**Goal**: Write out the data below in full, unchanged, minus the images.

/---

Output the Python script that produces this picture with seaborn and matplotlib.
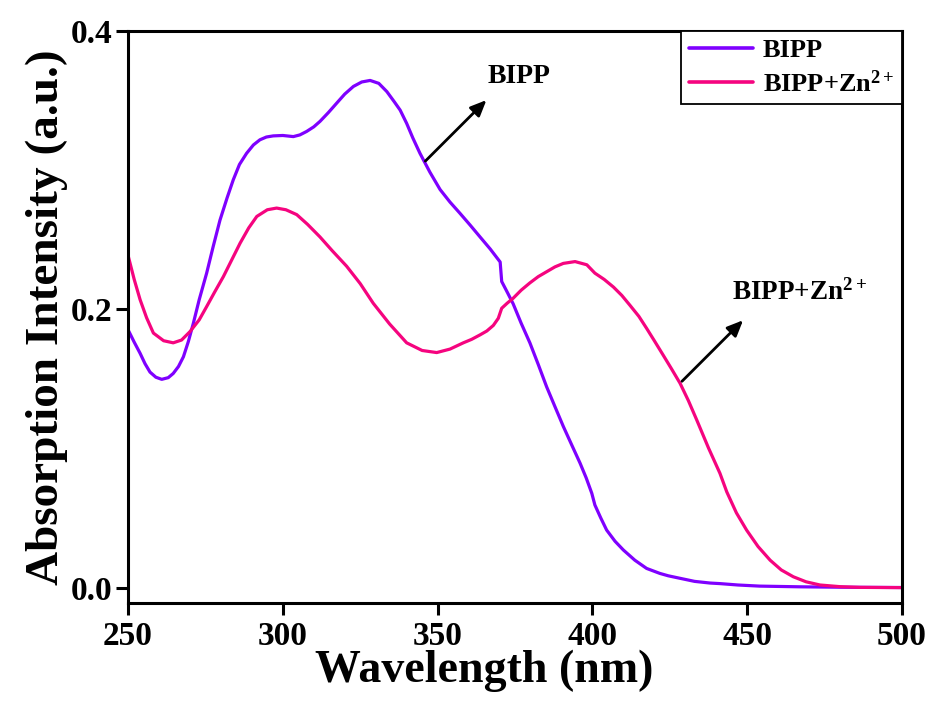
import numpy as np
import pandas as pd
import matplotlib
matplotlib.use("Agg")
import matplotlib.pyplot as plt
import seaborn as sns

# ---- data ----
bipp_wl = [250.1, 252.0, 253.9, 255.5, 257.1, 259.0, 260.9, 263.0, 264.6, 266.3,
           267.9, 269.5, 271.1, 273.0, 275.4, 277.5, 279.7, 282.0, 284.0, 286.0,
           288.3, 290.5, 292.6, 294.7, 296.9, 300.0, 303.4, 305.5, 307.7, 310.0,
           312.0, 314.7, 317.4, 320.0, 322.8, 325.5, 328.2, 331.0, 333.6, 336.0,
           337.9, 340.0, 342.0, 344.3, 347.5, 350.8, 354.0, 357.2, 360.5, 363.7,
           367.0, 370.2, 370.7, 372.5, 374.4, 377.0, 379.8, 382.5, 385.2, 387.9,
           390.6, 393.3, 396.0, 398.0, 399.8, 400.8, 402.7, 404.6, 407.3, 410.0,
           413.7, 417.5, 421.8, 424.5, 428.3, 433.0, 438.0, 441.2, 447.0, 454.0,
           467.0, 480.0, 500.0]
bipp_abs = [0.185, 0.1765, 0.1685, 0.161, 0.155, 0.1513, 0.1498, 0.151, 0.154, 0.159,
            0.166, 0.177, 0.190, 0.207, 0.226, 0.245, 0.264, 0.280, 0.293, 0.304,
            0.312, 0.318, 0.3217, 0.3237, 0.3245, 0.3248, 0.324, 0.3252, 0.3277, 0.3310,
            0.3349, 0.3412, 0.348, 0.3545, 0.360, 0.3632, 0.3643, 0.3622, 0.3563, 0.3490,
            0.343, 0.3335, 0.3230, 0.312, 0.2985, 0.286, 0.2770, 0.269, 0.2605, 0.252,
            0.2433, 0.234, 0.220, 0.2123, 0.204, 0.190, 0.176, 0.1605, 0.1445, 0.1302,
            0.116, 0.1028, 0.0897, 0.0790, 0.068, 0.0596, 0.0503, 0.0416, 0.0336, 0.0273,
            0.0200, 0.0141, 0.0105, 0.0088, 0.0070, 0.0048, 0.0036, 0.0032, 0.0022, 0.0014,
            0.0009, 0.0006, 0.0004]

zn_wl = [250.1, 252.0, 253.9, 256.0, 258.2, 261.5, 264.6, 267.3, 270.0, 273.0,
         275.4, 278.0, 280.8, 283.5, 286.2, 289.0, 291.6, 295.0, 298.0, 301.0,
         304.5, 308.0, 312.0, 316.0, 320.6, 325.0, 329.2, 334.5, 340.0, 345.0,
         349.7, 354.0, 358.3, 361.0, 363.7, 365.9, 368.0, 369.6, 370.7, 372.5,
         374.4, 377.0, 379.8, 382.5, 385.2, 387.9, 390.6, 394.4, 398.2, 400.8,
         403.8, 406.8, 409.5, 412.1, 415.0, 417.5, 420.0, 422.9, 425.5, 428.3,
         431.0, 433.7, 437.5, 441.2, 443.4, 446.5, 449.8, 453.5, 457.4, 461.0,
         464.9, 469.0, 473.5, 480.0, 486.4, 500.0]
zn_abs = [0.238, 0.2215, 0.207, 0.194, 0.183, 0.1775, 0.176, 0.178, 0.184, 0.1925,
          0.202, 0.2125, 0.2235, 0.2355, 0.2475, 0.2585, 0.2667, 0.2715, 0.2727, 0.2715,
          0.268, 0.261, 0.252, 0.242, 0.231, 0.2185, 0.2044, 0.1895, 0.176, 0.1705,
          0.169, 0.1715, 0.176, 0.1785, 0.1817, 0.1845, 0.1885, 0.1936, 0.2008, 0.2045,
          0.208, 0.2138, 0.219, 0.2235, 0.227, 0.2305, 0.233, 0.2343, 0.232, 0.226,
          0.2215, 0.216, 0.2100, 0.203, 0.1950, 0.1864, 0.1775, 0.167, 0.1575, 0.147,
          0.1345, 0.1206, 0.1005, 0.0823, 0.0690, 0.0540, 0.0416, 0.0298, 0.020, 0.0130,
          0.0081, 0.0045, 0.0022, 0.0010, 0.0005, 0.0003]

series_names = ["BIPP", "BIPP+Zn$^{\\mathbf{2+}}$"]
colors = ["#7F00FF", "#F5047F"]
x_ticks = [250, 300, 350, 400, 450, 500]
y_ticks = [0.0, 0.2, 0.4]
y_tick_labels = ["0.0", "0.2", "0.4"]

df = pd.concat([
    pd.DataFrame({"Wavelength": bipp_wl, "Absorption": bipp_abs, "Sample": series_names[0]}),
    pd.DataFrame({"Wavelength": zn_wl, "Absorption": zn_abs, "Sample": series_names[1]}),
], ignore_index=True)

sns.set_theme(style="ticks", rc={
    "text.color": "black", "axes.labelcolor": "black",
    "xtick.color": "black", "ytick.color": "black", "axes.edgecolor": "black",
})
plt.rcParams["font.family"] = ["Liberation Serif", "DejaVu Serif"]
plt.rcParams["font.weight"] = "bold"
plt.rcParams["mathtext.fontset"] = "custom"
plt.rcParams["mathtext.rm"] = "Liberation Serif:bold"
plt.rcParams["mathtext.bf"] = "Liberation Serif:bold"
plt.rcParams["mathtext.it"] = "Liberation Serif:bold"

fig = plt.figure(figsize=(9.33, 7.04), dpi=100)
fig.patch.set_facecolor("white")
ax = fig.add_axes([0.1372, 0.1439, 0.8296, 0.8125])

sns.lineplot(data=df, x="Wavelength", y="Absorption", hue="Sample",
             palette=dict(zip(series_names, colors)), linewidth=2.3,
             sort=True, estimator=None, ax=ax)
for ln in ax.get_lines():
    ln.set_solid_joinstyle("round")
    ln.set_solid_capstyle("round")

ax.set_xlim(250, 500)
ax.set_ylim(-0.0105, 0.4)
ax.set_xticks(x_ticks)
ax.set_xticklabels([str(t) for t in x_ticks])
ax.set_yticks(y_ticks)
ax.set_yticklabels(y_tick_labels)

for sp in ax.spines.values():
    sp.set_linewidth(2.2)
    sp.set_color("black")
    sp.set_visible(True)
ax.tick_params(axis="both", which="major", direction="out", length=8.5, width=2.2,
               labelsize=24, color="black", labelcolor="black")
ax.tick_params(axis="x", pad=5)
ax.tick_params(axis="y", pad=3)
for lab in ax.get_xticklabels() + ax.get_yticklabels():
    lab.set_fontweight("bold")

ax.set_xlabel("Wavelength (nm)", fontsize=33, fontweight="bold")
ax.xaxis.set_label_coords(0.46, -0.082)
ax.set_ylabel("Absorption Intensity (a.u.)", fontsize=34, fontweight="bold", labelpad=2)

leg = ax.legend(loc="upper right", fontsize=19, frameon=True, fancybox=False,
                edgecolor="black", framealpha=1, borderaxespad=0, handlelength=2.45,
                borderpad=0.3, labelspacing=0.3, handletextpad=0.35)
leg.get_frame().set_linewidth(1.3)
for ln in leg.get_lines():
    ln.set_linewidth(2.6)
for t in leg.get_texts():
    t.set_fontweight("bold")

# annotations with arrows
ax.annotate("", xy=(366.4, 0.3516), xytext=(345.4, 0.305),
            arrowprops=dict(arrowstyle="-|>,head_length=0.8,head_width=0.35", color="black", lw=2))
ax.text(366.0, 0.367, "BIPP", fontsize=20, fontweight="bold", va="center", ha="left")

ax.annotate("", xy=(449.3, 0.1936), xytext=(428.3, 0.147),
            arrowprops=dict(arrowstyle="-|>,head_length=0.8,head_width=0.35", color="black", lw=2))
ax.text(445.0, 0.212, "BIPP+Zn$^{\\mathbf{2+}}$", fontsize=19.5, fontweight="bold",
        va="center", ha="left")

fig.savefig("out.png", dpi=100, facecolor="white")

\---

**Solution below**:
Output the Python script that produces this picture with seaborn and matplotlib.
import numpy as np
import pandas as pd
import matplotlib
matplotlib.use("Agg")
import matplotlib.pyplot as plt
import seaborn as sns

# ---- data ----
bipp_wl = [250.1, 252.0, 253.9, 255.5, 257.1, 259.0, 260.9, 263.0, 264.6, 266.3,
           267.9, 269.5, 271.1, 273.0, 275.4, 277.5, 279.7, 282.0, 284.0, 286.0,
           288.3, 290.5, 292.6, 294.7, 296.9, 300.0, 303.4, 305.5, 307.7, 310.0,
           312.0, 314.7, 317.4, 320.0, 322.8, 325.5, 328.2, 331.0, 333.6, 336.0,
           337.9, 340.0, 342.0, 344.3, 347.5, 350.8, 354.0, 357.2, 360.5, 363.7,
           367.0, 370.2, 370.7, 372.5, 374.4, 377.0, 379.8, 382.5, 385.2, 387.9,
           390.6, 393.3, 396.0, 398.0, 399.8, 400.8, 402.7, 404.6, 407.3, 410.0,
           413.7, 417.5, 421.8, 424.5, 428.3, 433.0, 438.0, 441.2, 447.0, 454.0,
           467.0, 480.0, 500.0]
bipp_abs = [0.185, 0.1765, 0.1685, 0.161, 0.155, 0.1513, 0.1498, 0.151, 0.154, 0.159,
            0.166, 0.177, 0.190, 0.207, 0.226, 0.245, 0.264, 0.280, 0.293, 0.304,
            0.312, 0.318, 0.3217, 0.3237, 0.3245, 0.3248, 0.324, 0.3252, 0.3277, 0.3310,
            0.3349, 0.3412, 0.348, 0.3545, 0.360, 0.3632, 0.3643, 0.3622, 0.3563, 0.3490,
            0.343, 0.3335, 0.3230, 0.312, 0.2985, 0.286, 0.2770, 0.269, 0.2605, 0.252,
            0.2433, 0.234, 0.220, 0.2123, 0.204, 0.190, 0.176, 0.1605, 0.1445, 0.1302,
            0.116, 0.1028, 0.0897, 0.0790, 0.068, 0.0596, 0.0503, 0.0416, 0.0336, 0.0273,
            0.0200, 0.0141, 0.0105, 0.0088, 0.0070, 0.0048, 0.0036, 0.0032, 0.0022, 0.0014,
            0.0009, 0.0006, 0.0004]

zn_wl = [250.1, 252.0, 253.9, 256.0, 258.2, 261.5, 264.6, 267.3, 270.0, 273.0,
         275.4, 278.0, 280.8, 283.5, 286.2, 289.0, 291.6, 295.0, 298.0, 301.0,
         304.5, 308.0, 312.0, 316.0, 320.6, 325.0, 329.2, 334.5, 340.0, 345.0,
         349.7, 354.0, 358.3, 361.0, 363.7, 365.9, 368.0, 369.6, 370.7, 372.5,
         374.4, 377.0, 379.8, 382.5, 385.2, 387.9, 390.6, 394.4, 398.2, 400.8,
         403.8, 406.8, 409.5, 412.1, 415.0, 417.5, 420.0, 422.9, 425.5, 428.3,
         431.0, 433.7, 437.5, 441.2, 443.4, 446.5, 449.8, 453.5, 457.4, 461.0,
         464.9, 469.0, 473.5, 480.0, 486.4, 500.0]
zn_abs = [0.238, 0.2215, 0.207, 0.194, 0.183, 0.1775, 0.176, 0.178, 0.184, 0.1925,
          0.202, 0.2125, 0.2235, 0.2355, 0.2475, 0.2585, 0.2667, 0.2715, 0.2727, 0.2715,
          0.268, 0.261, 0.252, 0.242, 0.231, 0.2185, 0.2044, 0.1895, 0.176, 0.1705,
          0.169, 0.1715, 0.176, 0.1785, 0.1817, 0.1845, 0.1885, 0.1936, 0.2008, 0.2045,
          0.208, 0.2138, 0.219, 0.2235, 0.227, 0.2305, 0.233, 0.2343, 0.232, 0.226,
          0.2215, 0.216, 0.2100, 0.203, 0.1950, 0.1864, 0.1775, 0.167, 0.1575, 0.147,
          0.1345, 0.1206, 0.1005, 0.0823, 0.0690, 0.0540, 0.0416, 0.0298, 0.020, 0.0130,
          0.0081, 0.0045, 0.0022, 0.0010, 0.0005, 0.0003]

series_names = ["BIPP", "BIPP+Zn$^{\\mathbf{2+}}$"]
colors = ["#7F00FF", "#F5047F"]
x_ticks = [250, 300, 350, 400, 450, 500]
y_ticks = [0.0, 0.2, 0.4]
y_tick_labels = ["0.0", "0.2", "0.4"]

df = pd.concat([
    pd.DataFrame({"Wavelength": bipp_wl, "Absorption": bipp_abs, "Sample": series_names[0]}),
    pd.DataFrame({"Wavelength": zn_wl, "Absorption": zn_abs, "Sample": series_names[1]}),
], ignore_index=True)

sns.set_theme(style="ticks", rc={
    "text.color": "black", "axes.labelcolor": "black",
    "xtick.color": "black", "ytick.color": "black", "axes.edgecolor": "black",
})
plt.rcParams["font.family"] = ["Liberation Serif", "DejaVu Serif"]
plt.rcParams["font.weight"] = "bold"
plt.rcParams["mathtext.fontset"] = "custom"
plt.rcParams["mathtext.rm"] = "Liberation Serif:bold"
plt.rcParams["mathtext.bf"] = "Liberation Serif:bold"
plt.rcParams["mathtext.it"] = "Liberation Serif:bold"

fig = plt.figure(figsize=(9.33, 7.04), dpi=100)
fig.patch.set_facecolor("white")
ax = fig.add_axes([0.1372, 0.1439, 0.8296, 0.8125])

sns.lineplot(data=df, x="Wavelength", y="Absorption", hue="Sample",
             palette=dict(zip(series_names, colors)), linewidth=2.3,
             sort=True, estimator=None, ax=ax)
for ln in ax.get_lines():
    ln.set_solid_joinstyle("round")
    ln.set_solid_capstyle("round")

ax.set_xlim(250, 500)
ax.set_ylim(-0.0105, 0.4)
ax.set_xticks(x_ticks)
ax.set_xticklabels([str(t) for t in x_ticks])
ax.set_yticks(y_ticks)
ax.set_yticklabels(y_tick_labels)

for sp in ax.spines.values():
    sp.set_linewidth(2.2)
    sp.set_color("black")
    sp.set_visible(True)
ax.tick_params(axis="both", which="major", direction="out", length=8.5, width=2.2,
               labelsize=24, color="black", labelcolor="black")
ax.tick_params(axis="x", pad=5)
ax.tick_params(axis="y", pad=3)
for lab in ax.get_xticklabels() + ax.get_yticklabels():
    lab.set_fontweight("bold")

ax.set_xlabel("Wavelength (nm)", fontsize=33, fontweight="bold")
ax.xaxis.set_label_coords(0.46, -0.082)
ax.set_ylabel("Absorption Intensity (a.u.)", fontsize=34, fontweight="bold", labelpad=2)

leg = ax.legend(loc="upper right", fontsize=19, frameon=True, fancybox=False,
                edgecolor="black", framealpha=1, borderaxespad=0, handlelength=2.45,
                borderpad=0.3, labelspacing=0.3, handletextpad=0.35)
leg.get_frame().set_linewidth(1.3)
for ln in leg.get_lines():
    ln.set_linewidth(2.6)
for t in leg.get_texts():
    t.set_fontweight("bold")

# annotations with arrows
ax.annotate("", xy=(366.4, 0.3516), xytext=(345.4, 0.305),
            arrowprops=dict(arrowstyle="-|>,head_length=0.8,head_width=0.35", color="black", lw=2))
ax.text(366.0, 0.367, "BIPP", fontsize=20, fontweight="bold", va="center", ha="left")

ax.annotate("", xy=(449.3, 0.1936), xytext=(428.3, 0.147),
            arrowprops=dict(arrowstyle="-|>,head_length=0.8,head_width=0.35", color="black", lw=2))
ax.text(445.0, 0.212, "BIPP+Zn$^{\\mathbf{2+}}$", fontsize=19.5, fontweight="bold",
        va="center", ha="left")

fig.savefig("out.png", dpi=100, facecolor="white")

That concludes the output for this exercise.